Monday, April 22, 2013

Pleas buy a lit mag when they come out. You owe me that.

Two months. Two months of reading crappy sophomore "voice practices" and "This I believe" essays,   short stories about cutting which have absolutely no punctuation, broken hearted love poetry,  fanfiction about video games, and dozens of "The Road" found poems ( at least 10. Probably more. I know you all submitted them.). This is what Ive read in my creative writing class while we put together the lit mag(School literary magazine that Mullins gave extra credit for submitting to). Needless to say, it was hard to get through sometimes- though better than last year when we received only mushy love poems. Bad mushy love poems. A majority of  pieces submitted were said bad mushy love poems.  Being in AP English made me feel like a horrible writer. Going through that in creative writing made me feel better. Now that we're almost past the poetry unit though,  I again a feel like a bad writer. It was a harsh reminder that "Oh yeah, poetry DOES have purpose..or talent behind it sometimes."
 My overall point is, I really hope people actually buy the new copy of the lit mag (assuming we get it out this year). We need the funds and I don't want to feel like these few months have been for nothing.  There are some really good pieces in litmag- we had a picky class this year and it's the thinnest issue ever- and some..not as good ones, so buy one and either enjoy the writing or feel better about your own writing!

Please.

I love slam poetry

I sincerely LOVE slam poetry and it saddens me that we didn't get a lesson on it in class. I had a class on it in creative writing and just fell in love. It makes it easier to connect and relate when you hear how it is said aloud, and the way people read it purposefully improves or changes the poem, and I find that fascinating. I love how it sounds like rapping, but isn't. I love how it is writing, but also more. I love how it can be a story or a feeling or sound awkward or sound different, and it's all still good, and all still engaging. It plays with not just what words mean but also how words sound. It's using the English language to it's fullest, in a way that I simply can't master.

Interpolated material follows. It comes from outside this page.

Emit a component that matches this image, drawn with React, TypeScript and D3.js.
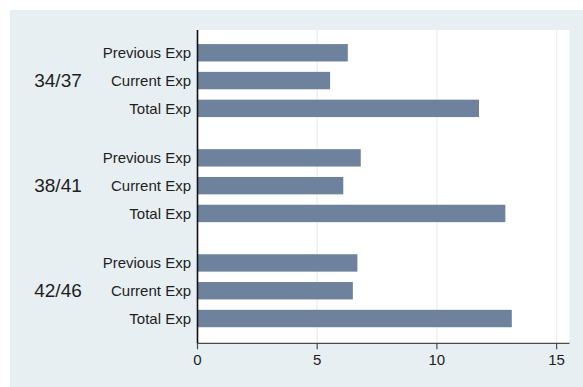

http://www.youtube.com/watch?v=M6wJl37N9C0

http://www.youtube.com/watch?v=_tVVuvA_esM

http://www.youtube.com/watch?v=znIXyFh6dsI

Literary Cures

http://bookriot.com/2013/03/19/literary-cures-for-whatever-ails-you/

    Reading to cure my emotional problems isn't a new idea for me, though I do it differently than how the above article suggest. Becky Pole suggests ready books opposite of what you're feeling in order to make you feel better, or learn to deal with your problems. It makes sense, it' simply not how I operate. When I read, I don't pick a genre based on my mood- though perhaps a reading level based on my current attention span.  When I read, I do it to escape. If I'm sad, I'm just as likely to read a sad book as I am a happy book- if not more likely, seeing as I have actually letting myself be sad and need to get it out of my system. Its  cathartic to read a sad book when you're sad, you see how  much worse off other people could have it, can still escape from my our own sadness, and just let the tears (if you're a crier) out. If I'm happy, I don't want to be brought down with a sad book. So no opposites there either. Plus, learning to deal with your problems through characters seems like a bad idea. No one writes about perfect, happy lived people. They're boring. Most characters  well developed ones or interesting ones worth reading about anyway- are messed up in some way, aren't normal. Normal isn't interesting, normal isn't written about! So you probably shouldn't take advice on life from a bunch of fictional "interesting" people.Even if the advice is "don't do what I did", you don't know how non-fictional people are going to react in parallels to the fictional ones. In regards to the self help books the article described....yeah...it takes a certain mentality to get through and connect to a self help book. I always just imagine overly chipper old guys bouncing and yelling at me when I see self-help books, so I just can't get through them. The audio books it prescribed for going to bed though, I can relate to. The most dull and silky voiced people record audio books and it puts me to sleep every time I hear one in my grandmother's car. I might invest in those to try to get back on a  normal sleep cycle sometime soon.